Advancing the Digital Humanities

I am pleased to share that Manifest has been awarded a Digital Humanities Advancement Grant from the National Endowment for the Humanities. We will be using the grant to further develop the research network around Manifest and build more comphrensive curriculum materials for the critical study of logistics in the humanities.

Manifest: Digital Humanities Platform for the Critical Study of Logistics Research and testing of the Manifest platform designed to support humanities research of supply chains and commodities.

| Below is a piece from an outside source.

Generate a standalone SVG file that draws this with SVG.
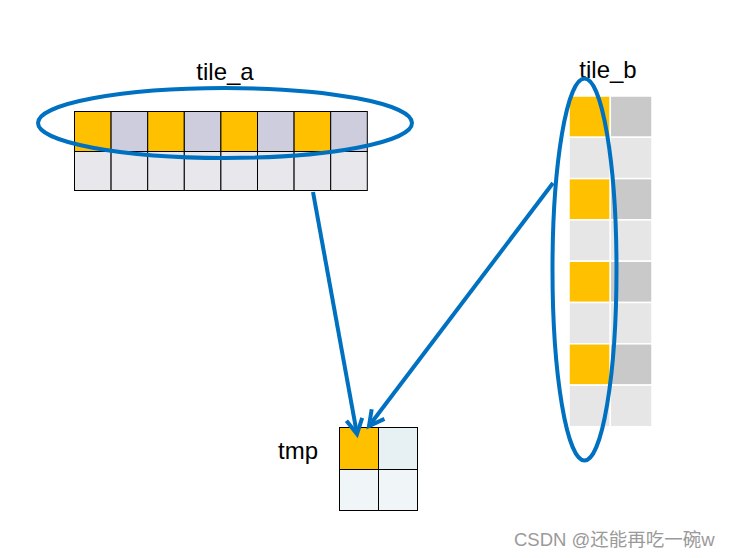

While of significant social and environmental importance, global supply chains are both complex and opaque. Understanding the impact of these networks is challenging. Manifest is a digital humanities project designed to allow researchers in the humanities to produce critical accounts of global logistical operation and to communicate the impact of supply chains on society. This proposal will form a research network around Manifest’s open-source, web-based platform for the critical analysis of supply chains, production lines, and trade networks. Based on case studies implemented on the Manifest platform by members of the research network, the project will construct a comprehensive research guide and curriculum for the critical study of logistics in the humanities.

Call for Researchers

As part of this grant we are gathering a research network for those interested in the use of digital tools for the critical study of logistics, especially within the humanities. The network is intended for anyone studying the global movement of goods, knowledge, or labor. This includes independent scholars, faculty, graduate students, journalists, NGO workers, activists, and practitioners (broadly understood). Their work might address the social and environmental impacts of supply chains, representations of the logistical imagination, or histories and futures of trade, supply, and assembly.

Areas of research include (but are not limited to):

  • Historic trade networks, such as the ivory trade or transatlantic slave trade; and historic supply chains, such as for mass-produced goods like sewing machines.
  • Contemporary trade networks, such as for mineral distribution; and contemporary supply chains, such as for mass-produced goods like mobile phones and laptops.
  • Accounts of the movement of artifactual objects (paintings, sculptures, etc.); follow-the-thing narratives for studying products (fair-trade coffees, donated blood, drugs, etc.); or research into commodity circulation (money, oil, wheat, etc.) within larger logistical networks.
  • The production of narratives of fictional / imagined logistical networks in film, television, and literature.
  • Ethnographic inquries into the movements of humans within larger logistical networks.
  • Logistical infrastructures, such as warehouses, ports, and factories, especially emphasizing the global peripheries of logistics space.
  • Digital supply chains, such as those for the assembly and distribution of digital goods such as software or AI systems, or for media products such as music and television.
  • Accounts of logistical software systems, supply chain management infrastructure, or other coordination technologies and tools (from truck stops to GPS).
  • Critical accounts of the technologies of worker surveillance, the securitization of global trade, and automation and artificial intelligence across the supply chain.
  • Techniques for assessing the impacts of logistical processes.
  • Movements of non-human actors emphasizing environmental / ecological impact.
  • Alternative, insurgent, and queer logistical structures and systems.

Researchers who are also interested in developing case studies for the Manifest platform are especially encouraged to answer this call. A small amount of financial support will be available to selected case studies to support their development.